I have had season tickets to a major league baseball team for the past ten years, meaning that during that time I have seen over 750 games (I've had to miss a few due to business trips, etc.). The basic attitude of the team and MLB in general, seems to be that fans are obligated to attend, regardless of how they are treated.
Probably the best example of this is the stadium's "security" policy regarding material one may bring to the games. I would like to bring in things like a score book, media guide, binoculars, sunscreen, pencils, etc., but they won't allow a bag larger than 8-1/2" x 11" (21.5 cm x 28 cm) into the stadium--even if you let them search the bag, or even empty it out at the feet of the inspector. The bag itself is not permitted, for some reason. However, they *will* allow women's purses and infants' diaper bags of any size, and they don't perform body searches or use metal detectors--whatever is in your pockets or under your clothes is yours to keep.

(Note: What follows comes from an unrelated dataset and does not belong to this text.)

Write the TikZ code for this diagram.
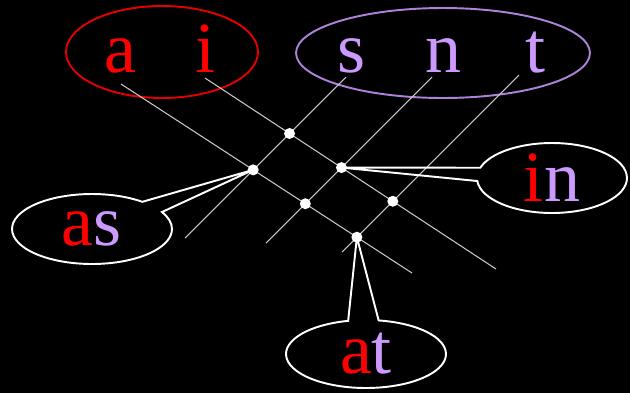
\documentclass[tikz,border=0pt]{standalone}
\usepackage{fontspec}
\setmainfont{Liberation Serif}
\usetikzlibrary{shapes.geometric,shapes.callouts}
\definecolor{rose}{RGB}{255,0,0}
\definecolor{lilac}{RGB}{204,153,255}
\definecolor{wire}{RGB}{200,200,200}
\tikzset{
  letter/.style={text=#1,font=\fontsize{41}{45}\selectfont,inner sep=0pt,anchor=base},
  letter/.default=rose,
  group/.style={ellipse,draw=#1,line width=1.1pt,inner sep=0pt},
  group/.default=rose,
  wireline/.style={draw=wire,line width=0.6pt},
  dot/.style={circle,fill=white,inner sep=0pt,minimum size=2.2mm},
  bubble/.style={ellipse callout,draw=white,line width=1.1pt,inner sep=0pt,
    font=\fontsize{41}{45}\selectfont,callout pointer arc=22,
    minimum width=3.2cm,minimum height=1.4cm},
}

\begin{document}
\begin{tikzpicture}[x=0.02cm,y=-0.02cm]
  % background
  \fill[black] (0,0) rectangle (630,393);
  % letter groups
  \node[group=rose!90!black,minimum width=3.84cm,minimum height=1.84cm] (vowels) at (162,52) {};
  \node[group=lilac!85!black,minimum width=5.88cm,minimum height=1.8cm] (consonants) at (443,53) {};
  \foreach \l/\x/\c in {a/120/rose,i/206/rose,s/352/lilac,n/444/lilac,t/536/lilac}
    \node[letter=\c] (\l) at (\x,72) {\l};
  % wires
  \foreach \l/\x/\y/\ex/\ey in {a/121/84/412/273,i/205/78/496/269,s/346/77/185/238,
      n/432/77/266/243,t/519/75/342/252}{
    \coordinate (\l1) at (\x,\y);
    \coordinate (\l2) at (\ex,\ey);
    \draw[wireline] (\l1) -- (\l2);
  }
  % crossings
  \foreach \u/\v in {a/s,a/n,a/t,i/s,i/n,i/t}
    \node[dot] (d-\u\v) at (intersection of \u1--\u2 and \v1--\v2) {};
  % words
  \node[bubble,callout absolute pointer={(d-as.center)}] (w-as) at (92,229) {\color{rose}a\color{lilac}s};
  \node[bubble,minimum width=3cm,callout absolute pointer={(d-in.center)}] (w-in) at (552,178) {\color{rose}i\color{lilac}n};
  \node[bubble,minimum height=1.36cm,callout absolute pointer={(d-at.center)}] (w-at) at (366,354) {\color{rose}a\color{lilac}t};
\end{tikzpicture}
\end{document}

What they *think* they are accomplishing by this I cannot imagine, but I can say what they *are* accomplishing: As a result of this policy I can always tell a new, prospective fan, going to a game for the first time--I pass him walking back out to the parking lot as I am walking in, carrying the bag or knapsack he quite reasonably expected to be able to take to the game. Or I pass him at the inspector's station at the stadium entrance, presenting rational but useless arguments and expressions of surprise and disbelief to the bored workers there. As a business, the team has the right to set up rules for all those who enter, but the team shouldn't complain when no one bothers to come any more, and new fans prove difficult to attract. It's always been a puzzle to me how baseball owners could have business acumen sufficient to amass personal fortunes, yet run major league baseball as if they were the stupidest form of life on the planet.
This kind of behavior is rampant in MLB and, barring an unforeseen turnaround, may soon enable baseball to reach the popularity of those other major sports of the 1950's--boxing and horse racing.
it does not matter what they were using the profit for (to continue the existence of the site) they were using the site to get money. plain and simple. only a few sites were even contacted by MLB, and ofd those, ALL of them were using cafepress to sell unauthorized merchandise.
A friend of mine has been running PhilsPhans.com since the beginning of this year with a focus on forum discussions, in response to many people who complained about the forums at the official site being crowded with spammers. The site gathered popularity among Phillies fans pretty quickly, and soon a lot of users from the official Phillies forums switched to the little new site. About a month or so ago, he received a letter from the Phillies ordering him to shut down his site due to "trademark infringement"; their claim was that the word "phils" is their property, and thus he can't use it as part of the site's name. How could anyone trademark such a common word is beyond logic, but since he doesn't have the resources to fight this, so he's being forced to move the site to a different domain.
In Soviet Russia, Jesus asks: "What Would You Do?"